Uploading files to HDFS

Talend Real-time Big Data Platform Getting Started Guide

EnrichVersion
6.3
EnrichProdName
Talend Cloud
Talend Real-Time Big Data Platform
task
Administration and Monitoring
Installation and Upgrade
Design and Development
Deployment
Data Quality and Preparation
EnrichPlatform
Talend Studio
Talend Installer
Talend Runtime
Talend CommandLine
Talend Administration Center
Talend ESB
Talend DQ Portal

Uploading a file to HDFS allows the Big Data Jobs to read and process it.

Prerequisites:

  • The connection to the Hadoop cluster to be used and the connection to the HDFS system of this cluster have been set up from the Hadoop cluster node in the Repository.

    If you have not done so, see Setting up Hadoop connection manually and then Setting up connection to HDFS to create these connections.

  • The Hadoop cluster to be used has been properly configured and is running and you have the proper access permission to that distribution and the HDFS folder to be used.

  • You have ensured that the client machine on which the Talend Jobs are executed can recognize the host names of the nodes of the Hadoop cluster to be used. For this purpose, add the IP address/hostname mapping entries for the services of that Hadoop cluster in the hosts file of the client machine.

    For example, if the host name of the Hadoop Namenode server is talend-cdh550.weave.local and its IP address is 192.168.x.x, the mapping entry reads 192.168.x.x talend-cdh550.weave.local.

  • You have launched your Talend Studio and opened the Integration perspective.

In this procedure, you will create a Job that writes data in the HDFS system of the Cloudera Hadoop cluster to which the connection has been set up in the Repository as explained in Setting up Hadoop connection manually. This data is needed for the use cases described in Talend Real-time Big Data Platform in use. The files needed for the use cases can be download here.

  1. In the Repository tree view, expand the Job Designs node, right-click the Standard node and select Create folder from the contextual menu.

  2. In the [New Folder] wizard, name your Job folder getting_started and click Finish to create your folder.

  3. Right-click the getting_started folder and select Create Standard Job from the contextual menu.

  4. In the [New Job] wizard, enter a name for the Job to be created and other useful information.

    For example, enter write_to_hdfs in the Name field.

    In this step of the wizard, Name is the only mandatory field. The information you provide in the Description field will appear as a tooltip when you move your mouse pointer over the Job in the Repository tree view.

  5. Click Finish to create your Job.

    An empty Job is opened in the Studio.

  6. Expand the Hadoop cluster node under Metadata in the Repository tree view.

  7. Expand the Hadoop connection you have created and then the HDFS folder under it. In this example, it is the my_cdh Hadoop connection.

  8. Drop the HDFS connection from the HDFS folder into the workspace of the Job you are creating. This connection is cdh_hdfs in this example.

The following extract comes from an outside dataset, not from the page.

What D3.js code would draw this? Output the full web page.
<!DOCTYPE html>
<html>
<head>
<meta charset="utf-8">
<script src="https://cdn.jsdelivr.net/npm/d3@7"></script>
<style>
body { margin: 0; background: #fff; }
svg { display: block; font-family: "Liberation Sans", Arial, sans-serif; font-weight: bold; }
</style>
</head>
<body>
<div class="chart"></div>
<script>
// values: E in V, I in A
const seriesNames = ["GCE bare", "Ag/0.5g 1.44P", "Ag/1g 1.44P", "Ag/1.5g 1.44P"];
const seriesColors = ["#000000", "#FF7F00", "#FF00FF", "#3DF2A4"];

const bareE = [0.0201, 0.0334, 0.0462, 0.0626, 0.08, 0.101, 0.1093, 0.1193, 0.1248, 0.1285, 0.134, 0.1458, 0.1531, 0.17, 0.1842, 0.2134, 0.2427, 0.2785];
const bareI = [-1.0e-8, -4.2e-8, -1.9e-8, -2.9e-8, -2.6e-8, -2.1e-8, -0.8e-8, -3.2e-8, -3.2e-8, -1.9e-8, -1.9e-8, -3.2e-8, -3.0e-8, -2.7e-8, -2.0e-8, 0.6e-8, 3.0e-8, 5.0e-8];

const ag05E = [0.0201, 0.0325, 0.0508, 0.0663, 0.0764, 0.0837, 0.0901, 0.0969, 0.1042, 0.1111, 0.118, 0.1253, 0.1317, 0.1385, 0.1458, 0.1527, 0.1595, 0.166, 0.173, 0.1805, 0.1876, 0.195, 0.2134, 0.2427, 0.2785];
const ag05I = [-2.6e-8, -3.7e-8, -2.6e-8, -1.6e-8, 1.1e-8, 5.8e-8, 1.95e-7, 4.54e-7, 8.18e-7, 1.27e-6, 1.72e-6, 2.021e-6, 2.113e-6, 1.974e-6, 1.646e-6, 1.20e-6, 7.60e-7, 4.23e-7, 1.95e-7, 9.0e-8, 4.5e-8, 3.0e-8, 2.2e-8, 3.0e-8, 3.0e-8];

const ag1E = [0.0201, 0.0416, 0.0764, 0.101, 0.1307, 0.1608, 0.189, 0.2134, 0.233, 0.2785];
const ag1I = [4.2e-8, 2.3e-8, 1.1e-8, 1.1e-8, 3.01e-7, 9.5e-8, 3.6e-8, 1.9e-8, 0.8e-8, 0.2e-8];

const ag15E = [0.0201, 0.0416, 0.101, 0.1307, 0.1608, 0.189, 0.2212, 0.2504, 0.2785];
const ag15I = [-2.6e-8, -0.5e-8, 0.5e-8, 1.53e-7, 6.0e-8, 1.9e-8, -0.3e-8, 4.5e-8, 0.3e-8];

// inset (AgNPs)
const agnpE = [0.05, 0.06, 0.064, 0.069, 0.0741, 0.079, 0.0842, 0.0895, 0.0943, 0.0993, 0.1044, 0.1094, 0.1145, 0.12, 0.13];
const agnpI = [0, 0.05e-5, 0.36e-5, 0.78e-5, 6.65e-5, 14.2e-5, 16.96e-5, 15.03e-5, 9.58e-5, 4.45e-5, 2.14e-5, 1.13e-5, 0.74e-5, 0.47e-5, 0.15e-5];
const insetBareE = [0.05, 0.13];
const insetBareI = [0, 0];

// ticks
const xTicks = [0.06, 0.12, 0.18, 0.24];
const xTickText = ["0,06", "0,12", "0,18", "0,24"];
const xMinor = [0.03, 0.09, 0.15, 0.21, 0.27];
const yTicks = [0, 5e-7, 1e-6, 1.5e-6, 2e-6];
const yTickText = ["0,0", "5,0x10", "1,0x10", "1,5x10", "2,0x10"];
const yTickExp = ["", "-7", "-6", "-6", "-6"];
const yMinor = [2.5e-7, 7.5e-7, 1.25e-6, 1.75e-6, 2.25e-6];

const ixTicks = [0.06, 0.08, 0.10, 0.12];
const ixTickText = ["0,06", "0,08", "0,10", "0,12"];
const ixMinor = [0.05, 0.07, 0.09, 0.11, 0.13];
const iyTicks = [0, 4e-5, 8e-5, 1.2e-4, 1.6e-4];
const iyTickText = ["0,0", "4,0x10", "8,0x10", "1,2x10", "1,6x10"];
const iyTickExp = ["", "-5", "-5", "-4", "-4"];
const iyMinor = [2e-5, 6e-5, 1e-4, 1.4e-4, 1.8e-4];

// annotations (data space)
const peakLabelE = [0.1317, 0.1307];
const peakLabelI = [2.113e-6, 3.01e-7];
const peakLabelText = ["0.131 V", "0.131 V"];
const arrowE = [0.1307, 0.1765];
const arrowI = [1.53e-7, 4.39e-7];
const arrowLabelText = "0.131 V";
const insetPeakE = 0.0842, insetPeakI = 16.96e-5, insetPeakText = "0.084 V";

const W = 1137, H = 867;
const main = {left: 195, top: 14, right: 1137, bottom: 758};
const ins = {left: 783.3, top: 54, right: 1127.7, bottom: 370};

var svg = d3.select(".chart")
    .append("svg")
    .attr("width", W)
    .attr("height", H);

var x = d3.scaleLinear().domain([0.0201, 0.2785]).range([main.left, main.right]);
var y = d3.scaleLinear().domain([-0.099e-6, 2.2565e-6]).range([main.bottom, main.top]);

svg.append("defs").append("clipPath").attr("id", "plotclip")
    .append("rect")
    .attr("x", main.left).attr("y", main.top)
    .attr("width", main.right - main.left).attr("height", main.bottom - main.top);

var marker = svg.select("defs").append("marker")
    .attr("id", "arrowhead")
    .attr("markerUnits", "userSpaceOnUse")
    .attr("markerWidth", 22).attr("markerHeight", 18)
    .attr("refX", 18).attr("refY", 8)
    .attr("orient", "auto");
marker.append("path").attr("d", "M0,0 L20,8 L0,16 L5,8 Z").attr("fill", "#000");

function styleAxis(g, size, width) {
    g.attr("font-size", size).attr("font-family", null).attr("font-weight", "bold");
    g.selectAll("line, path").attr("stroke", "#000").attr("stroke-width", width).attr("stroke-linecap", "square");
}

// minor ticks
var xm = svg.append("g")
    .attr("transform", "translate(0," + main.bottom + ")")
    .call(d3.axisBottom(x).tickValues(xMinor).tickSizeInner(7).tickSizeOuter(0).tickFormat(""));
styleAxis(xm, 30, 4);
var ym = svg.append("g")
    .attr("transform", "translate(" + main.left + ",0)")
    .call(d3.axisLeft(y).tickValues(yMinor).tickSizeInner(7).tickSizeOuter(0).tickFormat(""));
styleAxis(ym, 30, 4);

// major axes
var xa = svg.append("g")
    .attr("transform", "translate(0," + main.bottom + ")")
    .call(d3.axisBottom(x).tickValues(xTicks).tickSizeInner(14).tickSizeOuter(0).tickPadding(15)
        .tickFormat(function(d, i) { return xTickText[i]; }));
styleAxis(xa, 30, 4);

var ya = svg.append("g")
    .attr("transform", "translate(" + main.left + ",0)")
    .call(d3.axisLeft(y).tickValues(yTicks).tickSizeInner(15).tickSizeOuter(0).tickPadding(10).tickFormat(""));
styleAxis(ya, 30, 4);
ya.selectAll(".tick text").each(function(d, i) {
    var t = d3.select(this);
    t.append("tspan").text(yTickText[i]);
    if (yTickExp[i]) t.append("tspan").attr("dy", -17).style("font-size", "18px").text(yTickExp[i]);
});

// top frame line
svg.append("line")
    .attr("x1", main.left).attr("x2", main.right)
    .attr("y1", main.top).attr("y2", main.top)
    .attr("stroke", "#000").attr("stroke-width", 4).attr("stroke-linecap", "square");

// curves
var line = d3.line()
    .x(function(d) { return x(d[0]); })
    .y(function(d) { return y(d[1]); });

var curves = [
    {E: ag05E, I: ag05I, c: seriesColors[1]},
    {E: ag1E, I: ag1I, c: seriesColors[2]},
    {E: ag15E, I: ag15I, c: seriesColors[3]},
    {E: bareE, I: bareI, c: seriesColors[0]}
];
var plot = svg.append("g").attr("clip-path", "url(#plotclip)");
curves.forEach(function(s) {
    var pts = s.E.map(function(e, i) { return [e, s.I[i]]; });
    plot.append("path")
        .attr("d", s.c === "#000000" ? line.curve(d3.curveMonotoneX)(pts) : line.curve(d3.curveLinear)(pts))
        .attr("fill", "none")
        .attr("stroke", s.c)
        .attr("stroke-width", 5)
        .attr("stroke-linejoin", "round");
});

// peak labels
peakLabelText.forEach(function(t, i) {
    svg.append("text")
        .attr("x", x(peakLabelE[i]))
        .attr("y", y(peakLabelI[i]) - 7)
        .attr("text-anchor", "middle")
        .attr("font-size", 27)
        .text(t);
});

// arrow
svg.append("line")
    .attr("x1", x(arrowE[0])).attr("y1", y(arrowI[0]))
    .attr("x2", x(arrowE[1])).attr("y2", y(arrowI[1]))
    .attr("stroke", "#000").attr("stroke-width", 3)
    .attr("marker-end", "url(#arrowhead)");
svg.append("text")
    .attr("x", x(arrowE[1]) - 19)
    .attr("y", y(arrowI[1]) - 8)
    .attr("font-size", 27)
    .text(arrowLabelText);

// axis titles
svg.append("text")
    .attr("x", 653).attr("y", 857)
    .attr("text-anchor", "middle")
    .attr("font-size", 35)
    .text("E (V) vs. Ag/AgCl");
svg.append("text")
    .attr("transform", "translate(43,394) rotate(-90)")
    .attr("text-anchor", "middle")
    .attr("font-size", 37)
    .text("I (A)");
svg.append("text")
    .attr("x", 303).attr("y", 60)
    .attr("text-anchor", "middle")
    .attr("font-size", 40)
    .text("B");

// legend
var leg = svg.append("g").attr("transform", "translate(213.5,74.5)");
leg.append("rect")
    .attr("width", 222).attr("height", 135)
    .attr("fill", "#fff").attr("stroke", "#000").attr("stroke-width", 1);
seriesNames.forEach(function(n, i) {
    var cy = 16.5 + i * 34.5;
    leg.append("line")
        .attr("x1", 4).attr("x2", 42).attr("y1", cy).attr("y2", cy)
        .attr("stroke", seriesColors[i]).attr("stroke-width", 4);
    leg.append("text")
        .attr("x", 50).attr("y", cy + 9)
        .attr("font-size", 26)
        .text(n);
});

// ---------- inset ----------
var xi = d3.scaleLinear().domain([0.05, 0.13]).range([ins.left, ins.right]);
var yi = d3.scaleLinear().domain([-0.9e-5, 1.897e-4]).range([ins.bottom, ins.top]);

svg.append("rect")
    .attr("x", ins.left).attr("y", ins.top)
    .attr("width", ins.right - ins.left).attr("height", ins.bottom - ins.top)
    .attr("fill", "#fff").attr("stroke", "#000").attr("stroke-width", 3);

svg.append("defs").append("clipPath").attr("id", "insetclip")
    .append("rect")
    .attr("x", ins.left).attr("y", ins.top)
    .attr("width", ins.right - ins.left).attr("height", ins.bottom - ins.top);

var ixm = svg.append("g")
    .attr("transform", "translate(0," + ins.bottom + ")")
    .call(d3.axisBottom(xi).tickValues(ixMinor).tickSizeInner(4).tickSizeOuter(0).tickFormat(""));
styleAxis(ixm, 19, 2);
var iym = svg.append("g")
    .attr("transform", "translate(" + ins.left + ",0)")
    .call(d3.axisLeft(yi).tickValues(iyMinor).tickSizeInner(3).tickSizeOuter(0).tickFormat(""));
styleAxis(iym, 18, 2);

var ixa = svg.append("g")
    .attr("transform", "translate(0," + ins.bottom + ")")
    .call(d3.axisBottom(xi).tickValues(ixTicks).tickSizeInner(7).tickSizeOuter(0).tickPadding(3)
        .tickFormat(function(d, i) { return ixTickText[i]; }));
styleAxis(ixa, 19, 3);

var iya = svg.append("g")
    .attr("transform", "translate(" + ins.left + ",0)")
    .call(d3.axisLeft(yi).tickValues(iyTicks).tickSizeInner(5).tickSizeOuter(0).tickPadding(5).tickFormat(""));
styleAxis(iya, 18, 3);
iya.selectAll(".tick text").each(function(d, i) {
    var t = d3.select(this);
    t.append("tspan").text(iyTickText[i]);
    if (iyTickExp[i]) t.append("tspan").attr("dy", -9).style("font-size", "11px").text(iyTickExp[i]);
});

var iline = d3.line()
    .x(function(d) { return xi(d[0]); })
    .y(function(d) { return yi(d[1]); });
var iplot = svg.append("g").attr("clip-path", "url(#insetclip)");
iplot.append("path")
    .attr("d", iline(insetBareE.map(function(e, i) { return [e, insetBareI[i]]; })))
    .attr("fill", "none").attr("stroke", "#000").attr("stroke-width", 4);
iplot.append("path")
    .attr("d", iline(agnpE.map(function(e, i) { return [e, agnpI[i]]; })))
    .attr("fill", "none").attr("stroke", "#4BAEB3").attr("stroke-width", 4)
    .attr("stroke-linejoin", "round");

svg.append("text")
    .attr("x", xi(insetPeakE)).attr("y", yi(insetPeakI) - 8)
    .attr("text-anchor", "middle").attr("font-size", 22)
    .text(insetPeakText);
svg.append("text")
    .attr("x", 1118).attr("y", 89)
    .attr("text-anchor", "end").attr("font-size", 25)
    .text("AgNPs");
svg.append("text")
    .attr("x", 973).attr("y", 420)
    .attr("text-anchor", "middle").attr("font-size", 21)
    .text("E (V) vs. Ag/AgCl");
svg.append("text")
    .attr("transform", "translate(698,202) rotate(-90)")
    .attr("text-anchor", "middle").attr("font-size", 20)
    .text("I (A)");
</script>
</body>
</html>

    The [Components] window is displayed to show all the components that can directly reuse this HDFS connection in a Job.

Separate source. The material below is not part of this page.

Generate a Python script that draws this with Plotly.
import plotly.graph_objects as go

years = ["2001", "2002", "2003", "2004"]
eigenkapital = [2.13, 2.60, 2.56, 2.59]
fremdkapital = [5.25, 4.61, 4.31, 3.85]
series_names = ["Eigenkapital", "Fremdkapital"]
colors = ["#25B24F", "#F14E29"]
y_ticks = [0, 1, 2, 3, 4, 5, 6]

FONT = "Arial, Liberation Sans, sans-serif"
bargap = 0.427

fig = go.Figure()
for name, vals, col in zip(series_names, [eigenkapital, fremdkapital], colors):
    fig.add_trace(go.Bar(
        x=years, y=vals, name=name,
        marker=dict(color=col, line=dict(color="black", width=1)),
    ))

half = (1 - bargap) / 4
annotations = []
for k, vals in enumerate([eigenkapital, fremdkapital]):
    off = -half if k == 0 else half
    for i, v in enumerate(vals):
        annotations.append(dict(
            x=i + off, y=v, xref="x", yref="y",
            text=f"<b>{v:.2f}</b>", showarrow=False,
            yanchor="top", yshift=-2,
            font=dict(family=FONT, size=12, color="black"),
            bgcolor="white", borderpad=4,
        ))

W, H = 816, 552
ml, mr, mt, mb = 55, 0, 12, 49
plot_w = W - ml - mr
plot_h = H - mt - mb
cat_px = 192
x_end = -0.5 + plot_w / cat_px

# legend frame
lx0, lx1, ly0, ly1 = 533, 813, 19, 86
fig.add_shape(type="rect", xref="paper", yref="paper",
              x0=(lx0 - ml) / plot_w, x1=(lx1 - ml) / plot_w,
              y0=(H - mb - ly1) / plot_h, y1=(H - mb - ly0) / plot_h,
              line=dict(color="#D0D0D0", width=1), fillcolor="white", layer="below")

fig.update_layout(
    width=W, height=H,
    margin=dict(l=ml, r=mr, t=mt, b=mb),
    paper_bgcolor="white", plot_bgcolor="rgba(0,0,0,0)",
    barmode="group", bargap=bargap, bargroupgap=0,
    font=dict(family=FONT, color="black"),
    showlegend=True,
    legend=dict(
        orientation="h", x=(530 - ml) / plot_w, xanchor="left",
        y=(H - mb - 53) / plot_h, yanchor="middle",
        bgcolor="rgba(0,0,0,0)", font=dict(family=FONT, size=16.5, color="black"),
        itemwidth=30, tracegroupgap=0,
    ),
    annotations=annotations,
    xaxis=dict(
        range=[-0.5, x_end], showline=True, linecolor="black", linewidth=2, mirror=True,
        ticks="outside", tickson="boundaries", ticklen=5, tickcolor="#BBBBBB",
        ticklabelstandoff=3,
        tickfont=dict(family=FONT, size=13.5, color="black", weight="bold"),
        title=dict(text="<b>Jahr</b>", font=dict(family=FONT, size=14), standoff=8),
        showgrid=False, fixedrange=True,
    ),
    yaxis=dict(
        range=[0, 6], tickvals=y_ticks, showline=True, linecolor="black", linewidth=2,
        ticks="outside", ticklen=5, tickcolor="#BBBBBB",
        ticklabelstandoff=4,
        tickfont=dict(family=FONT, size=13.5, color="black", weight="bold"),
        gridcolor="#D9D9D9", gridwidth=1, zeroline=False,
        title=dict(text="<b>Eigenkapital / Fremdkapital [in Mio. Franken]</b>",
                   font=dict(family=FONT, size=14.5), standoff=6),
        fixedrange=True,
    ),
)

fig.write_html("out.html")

  9. Select tHDFSPut and click OK to validate your choice.

    This [Components] window is closed and a tHDFSPut component is automatically placed in the workspace of the current Job, with this component having been labelled using the name of the HDFS connection mentioned in the previous step.

  10. Double-click tHDFSPut to open its Component view.

    The connection to the HDFS system to be used has been automatically configured by using the configuration of the HDFS connection you have set up and stored in the Repository. The related parameters in this tab therefore becomes read-only. These parameters are: Distribution, Version, NameNode URI, Use Datanode Hostname, User kerberos authentication and Username.

  11. In the Local directory field, enter the path, or browse to the folder in which the files to be copied to HDFS are stored.

    The files about movies and their directors are stored in this directory.

  12. In the HDFS directory field, enter the path, or browse to the target directory in HDFS to store the files.

    This directory is created on the fly if it does not exist.

  13. From the Overwrite file drop-down list, select always to overwrite the files if they already exist in the target directory in HDFS.

  14. In the Files table, add one row by clicking the [+] button in order to define the criteria to select the files to be copied.

  15. In the Filemask column, enter an asterisk (*) within the double quotation marks to make tHDFSPut select all the files stored in the folder you specified in the Local directory field.

  16. Leave the New name column empty, that is to say, keep the default double quotation marks as is, so as to make the name of the files unchanged after being uploaded.

  17. Press F6 to run the Job.

    The Run view is opened automatically. It shows the progress of this Job.

When the Job is done, the files you uploaded can be found in HDFS in the directory you have specified.